Rachael Ray’s Unique Culinary Education and Style
Bubbly Rachael Ray regularly quips that she is not a chef, but a cook. She consistently tosses aside formal measurements and has created her own eclectic and catchy kitchen terms, including “EVOO,” “delish,” “nutrish,” “stoup,” and “yum-o,” to name a few Ray-inspired culinary catchphrases.
What she means when she says she’s not a chef is she received no formal culinary instruction. However, she has nonetheless carved out a significant spot for herself in the competitive world of TV chefdom. In the last few years, her TV personality has actually seemed to overshadow her true career: cooking.
Rachael Ray’s Cooking Experience
Regardless of her lack of formal cooking instruction, Ray does owe a great deal of her current twist on family faves to her Italian genealogy. She regularly defers to classic Italian family dishes as part of her cooking dogma, and manages to shoehorn many of them into her 30-Minute Meals format. What she makes her own are uses of short-cuts—particularly some pre-packaged and pre-cut ingredients, and can tweak recipes on the fly for viewers that prefer more modern, quick, even low-fat versions of comfort food.

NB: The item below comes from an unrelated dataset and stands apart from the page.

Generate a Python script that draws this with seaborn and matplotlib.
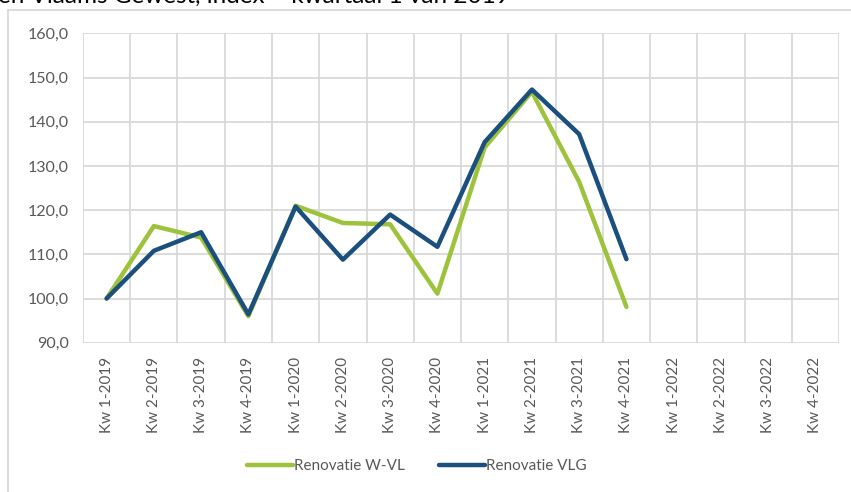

It’s not hard to see how her personality could propel her from a job teaching quick drop-in cooking lessons, 30-Minute Mediterranean Meals, in an Upstate New York gourmet grocery story, to TV. As much as many people are irritated by her brashness, she has an instant charisma that translates to star-power. This, student chefs, is one of the secrets to the celebrity chef sauce.

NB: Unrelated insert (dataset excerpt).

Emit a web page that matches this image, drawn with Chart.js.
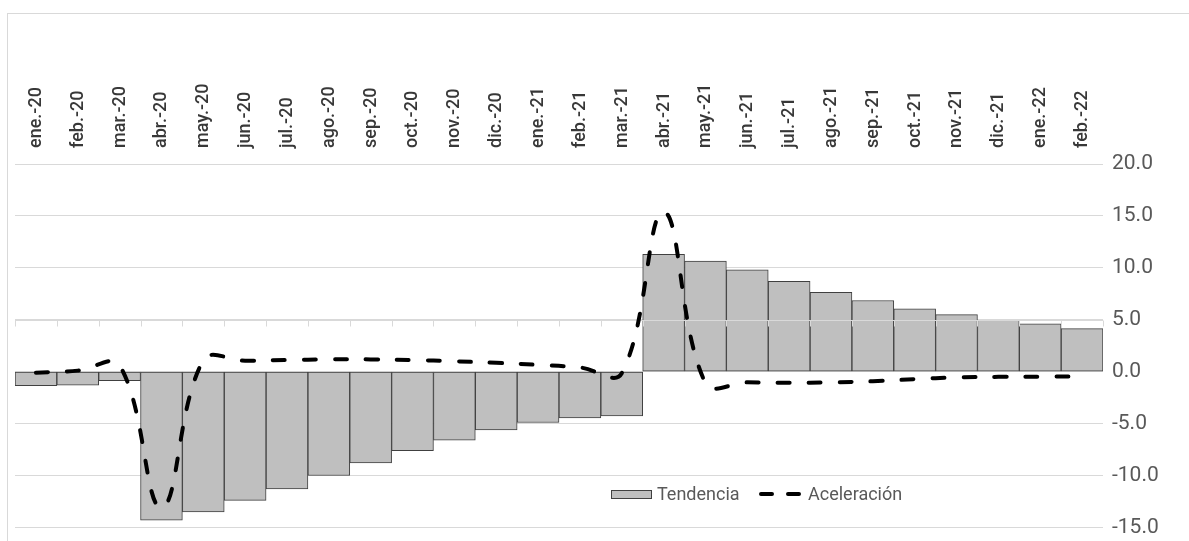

Ray’s TV Cooking Experience
Her drop-in cooking class in that Upstate New York grocery set the stage for her stardom as queen of 30-minute meals everywhere. The attraction landed her a weekly 30-Minute Meals show on her local CBS affiliate in Albany, New York and subsequently a contract with The Food Network. Other FN programs included the very popular $40 a Day, Inside Dish, and Tasty Travels. Her latest foray is Rachael’s Vacations.
She has supplemented her cooking success with a few dozen cookbooks, a line of enamel coated cast iron cookware, a monthly magazine for which she serves as Editor-In-Chief, and a daytime talk show.